-- Entries with chart source code --
==============================

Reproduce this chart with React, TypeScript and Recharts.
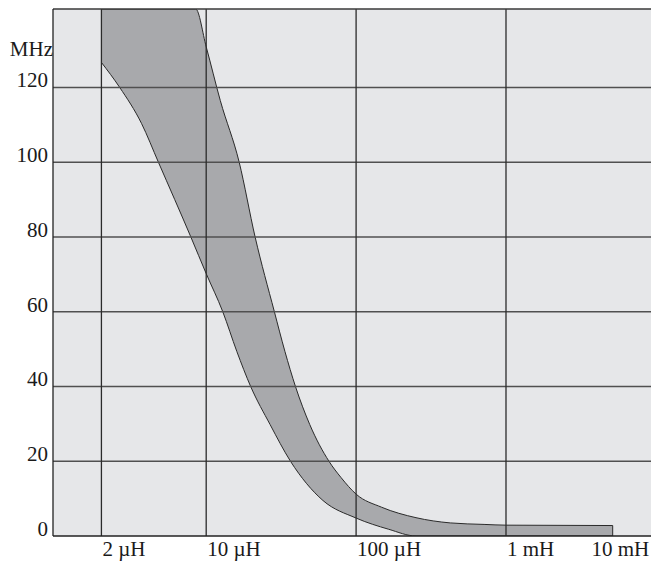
import React from 'react';
import {
  ComposedChart,
  Area,
  XAxis,
  YAxis,
  CartesianGrid,
  ReferenceLine,
} from 'recharts';

// inductance in µH (log axis), frequency in MHz
const INDUCTANCE_TICKS = [2, 10, 100, 1000, 3664];
const INDUCTANCE_LABELS = ['2 µH', '10 µH', '100 µH', '1 mH', '10 mH'];
const GRID_X = [2, 10, 100, 1000];

const FREQ_TICKS = [0, 20, 40, 60, 80, 100, 120];
const GRID_Y = [20, 40, 60, 80, 100, 120];
const UNIT_POS = 128.4;
const Y_MAX = 141;

// upper edge of the band
const upperL = [2, 8.51, 10, 12.42, 16.6, 21.2, 28.5, 33.5, 39.4, 49.1, 65.9, 79.5, 100, 148, 251, 425, 714, 1000, 5150];
const upperF = [141, 141, 130.9, 116.5, 100, 80, 60, 49.4, 40, 29.8, 20, 15.6, 11.2, 7.7, 4.9, 3.5, 3.1, 2.9, 2.8];

// lower edge of the band
const lowerL = [2, 2.65, 3.7, 4.8, 7.9, 10, 12.9, 16.0, 19.8, 26.7, 36.5, 60.1, 100, 165, 251, 5150];
const lowerF = [126.7, 120, 110.4, 100, 80, 70.2, 60, 49.4, 40, 29.8, 20, 9.5, 4.8, 1.8, 0, 0];

const upperData = upperL.map((l, i) => ({ l, f: upperF[i] }));
const lowerData = lowerL.map((l, i) => ({ l, f: lowerF[i] }));

const BG = '#e6e7e9';
const BAND = '#a8a9ac';
const FONT = '"Liberation Serif", "Times New Roman", serif';

const XTick = (props: any) => {
  const { x, y, payload } = props;
  const i = INDUCTANCE_TICKS.indexOf(payload.value);
  return (
    <text x={x + 1} y={y + 20} textAnchor="start" fontFamily={FONT} fontSize={21} fill="#1a1a1a">
      {INDUCTANCE_LABELS[i]}
    </text>
  );
};

const YTick = (props: any) => {
  const { x, y, payload } = props;
  const isUnit = payload.value === UNIT_POS;
  return (
    <text x={isUnit ? x : x - 5} y={y} textAnchor="end" fontFamily={FONT} fontSize={21} fill="#1a1a1a">
      {isUnit ? 'MHz' : payload.value}
    </text>
  );
};

export default function App() {
  const endL = upperL[upperL.length - 1];
  return (
    <div style={{ position: 'absolute', left: 0, top: 0, background: '#fff' }}>
      <ComposedChart width={651} height={561} margin={{ top: 9, right: 0, bottom: 0, left: 0 }}>
        <CartesianGrid fill={BG} stroke="none" horizontal={false} vertical={false} />
        <XAxis
          dataKey="l"
          type="number"
          scale="log"
          domain={[0.9506, 9276]}
          allowDataOverflow
          ticks={INDUCTANCE_TICKS}
          interval={0}
          tick={<XTick />}
          tickLine={false}
          tickSize={0}
          tickMargin={0}
          height={25}
          axisLine={{ stroke: '#222', strokeWidth: 1.3 }}
        />
        <YAxis
          type="number"
          domain={[0, Y_MAX]}
          allowDataOverflow
          ticks={[...FREQ_TICKS, UNIT_POS]}
          interval={0}
          tick={<YTick />}
          tickLine={false}
          tickSize={0}
          tickMargin={0}
          width={53}
          axisLine={{ stroke: '#222', strokeWidth: 1.3 }}
        />
        <Area
          data={upperData}
          dataKey="f"
          type="monotone"
          fill={BAND}
          fillOpacity={1}
          stroke="#2a2a2a"
          strokeWidth={1}
          baseValue={0}
          isAnimationActive={false}
        />
        <Area
          data={lowerData}
          dataKey="f"
          type="monotone"
          fill={BG}
          fillOpacity={1}
          stroke="#2a2a2a"
          strokeWidth={1}
          baseValue={0}
          isAnimationActive={false}
        />
        <ReferenceLine
          segment={[{ x: endL, y: lowerF[lowerF.length - 1] }, { x: endL, y: upperF[upperF.length - 1] }]}
          stroke="#2a2a2a"
          strokeWidth={1}
        />
        {GRID_Y.map((v) => (
          <ReferenceLine key={'h' + v} y={v} stroke="#505050" strokeWidth={1.3} />
        ))}
        {GRID_X.map((v) => (
          <ReferenceLine key={'v' + v} x={v} stroke="#2b2b2b" strokeWidth={1.3} />
        ))}
        <ReferenceLine y={Y_MAX} stroke="#3a3a3a" strokeWidth={1.3} />
      </ComposedChart>
    </div>
  );
}
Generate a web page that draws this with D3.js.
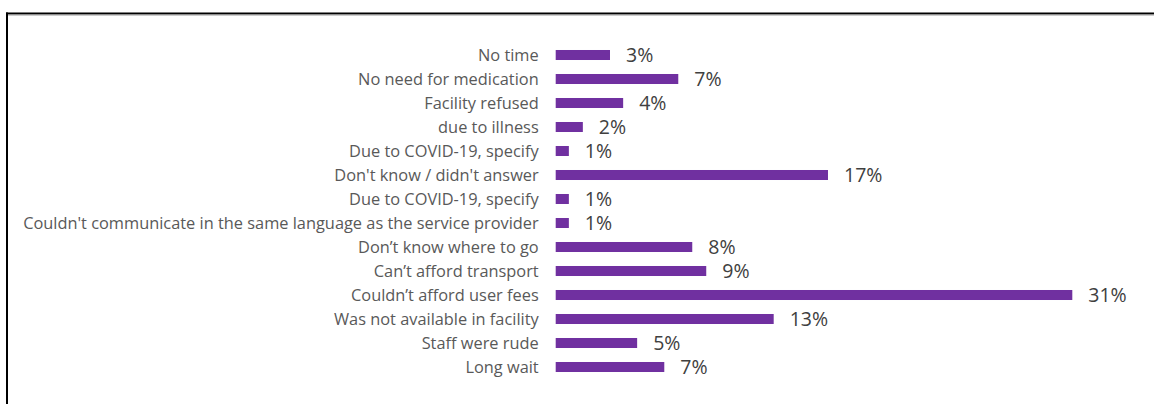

==============================

-- What is needed --
Reproduce the material word for word. Any pictures should be left out of the copy.

-- Full answer --
Reproduce this chart with React, TypeScript and Recharts.
import React from 'react';
import {
  ComposedChart,
  Area,
  XAxis,
  YAxis,
  CartesianGrid,
  ReferenceLine,
} from 'recharts';

// inductance in µH (log axis), frequency in MHz
const INDUCTANCE_TICKS = [2, 10, 100, 1000, 3664];
const INDUCTANCE_LABELS = ['2 µH', '10 µH', '100 µH', '1 mH', '10 mH'];
const GRID_X = [2, 10, 100, 1000];

const FREQ_TICKS = [0, 20, 40, 60, 80, 100, 120];
const GRID_Y = [20, 40, 60, 80, 100, 120];
const UNIT_POS = 128.4;
const Y_MAX = 141;

// upper edge of the band
const upperL = [2, 8.51, 10, 12.42, 16.6, 21.2, 28.5, 33.5, 39.4, 49.1, 65.9, 79.5, 100, 148, 251, 425, 714, 1000, 5150];
const upperF = [141, 141, 130.9, 116.5, 100, 80, 60, 49.4, 40, 29.8, 20, 15.6, 11.2, 7.7, 4.9, 3.5, 3.1, 2.9, 2.8];

// lower edge of the band
const lowerL = [2, 2.65, 3.7, 4.8, 7.9, 10, 12.9, 16.0, 19.8, 26.7, 36.5, 60.1, 100, 165, 251, 5150];
const lowerF = [126.7, 120, 110.4, 100, 80, 70.2, 60, 49.4, 40, 29.8, 20, 9.5, 4.8, 1.8, 0, 0];

const upperData = upperL.map((l, i) => ({ l, f: upperF[i] }));
const lowerData = lowerL.map((l, i) => ({ l, f: lowerF[i] }));

const BG = '#e6e7e9';
const BAND = '#a8a9ac';
const FONT = '"Liberation Serif", "Times New Roman", serif';

const XTick = (props: any) => {
  const { x, y, payload } = props;
  const i = INDUCTANCE_TICKS.indexOf(payload.value);
  return (
    <text x={x + 1} y={y + 20} textAnchor="start" fontFamily={FONT} fontSize={21} fill="#1a1a1a">
      {INDUCTANCE_LABELS[i]}
    </text>
  );
};

const YTick = (props: any) => {
  const { x, y, payload } = props;
  const isUnit = payload.value === UNIT_POS;
  return (
    <text x={isUnit ? x : x - 5} y={y} textAnchor="end" fontFamily={FONT} fontSize={21} fill="#1a1a1a">
      {isUnit ? 'MHz' : payload.value}
    </text>
  );
};

export default function App() {
  const endL = upperL[upperL.length - 1];
  return (
    <div style={{ position: 'absolute', left: 0, top: 0, background: '#fff' }}>
      <ComposedChart width={651} height={561} margin={{ top: 9, right: 0, bottom: 0, left: 0 }}>
        <CartesianGrid fill={BG} stroke="none" horizontal={false} vertical={false} />
        <XAxis
          dataKey="l"
          type="number"
          scale="log"
          domain={[0.9506, 9276]}
          allowDataOverflow
          ticks={INDUCTANCE_TICKS}
          interval={0}
          tick={<XTick />}
          tickLine={false}
          tickSize={0}
          tickMargin={0}
          height={25}
          axisLine={{ stroke: '#222', strokeWidth: 1.3 }}
        />
        <YAxis
          type="number"
          domain={[0, Y_MAX]}
          allowDataOverflow
          ticks={[...FREQ_TICKS, UNIT_POS]}
          interval={0}
          tick={<YTick />}
          tickLine={false}
          tickSize={0}
          tickMargin={0}
          width={53}
          axisLine={{ stroke: '#222', strokeWidth: 1.3 }}
        />
        <Area
          data={upperData}
          dataKey="f"
          type="monotone"
          fill={BAND}
          fillOpacity={1}
          stroke="#2a2a2a"
          strokeWidth={1}
          baseValue={0}
          isAnimationActive={false}
        />
        <Area
          data={lowerData}
          dataKey="f"
          type="monotone"
          fill={BG}
          fillOpacity={1}
          stroke="#2a2a2a"
          strokeWidth={1}
          baseValue={0}
          isAnimationActive={false}
        />
        <ReferenceLine
          segment={[{ x: endL, y: lowerF[lowerF.length - 1] }, { x: endL, y: upperF[upperF.length - 1] }]}
          stroke="#2a2a2a"
          strokeWidth={1}
        />
        {GRID_Y.map((v) => (
          <ReferenceLine key={'h' + v} y={v} stroke="#505050" strokeWidth={1.3} />
        ))}
        {GRID_X.map((v) => (
          <ReferenceLine key={'v' + v} x={v} stroke="#2b2b2b" strokeWidth={1.3} />
        ))}
        <ReferenceLine y={Y_MAX} stroke="#3a3a3a" strokeWidth={1.3} />
      </ComposedChart>
    </div>
  );
}
Generate a web page that draws this with D3.js.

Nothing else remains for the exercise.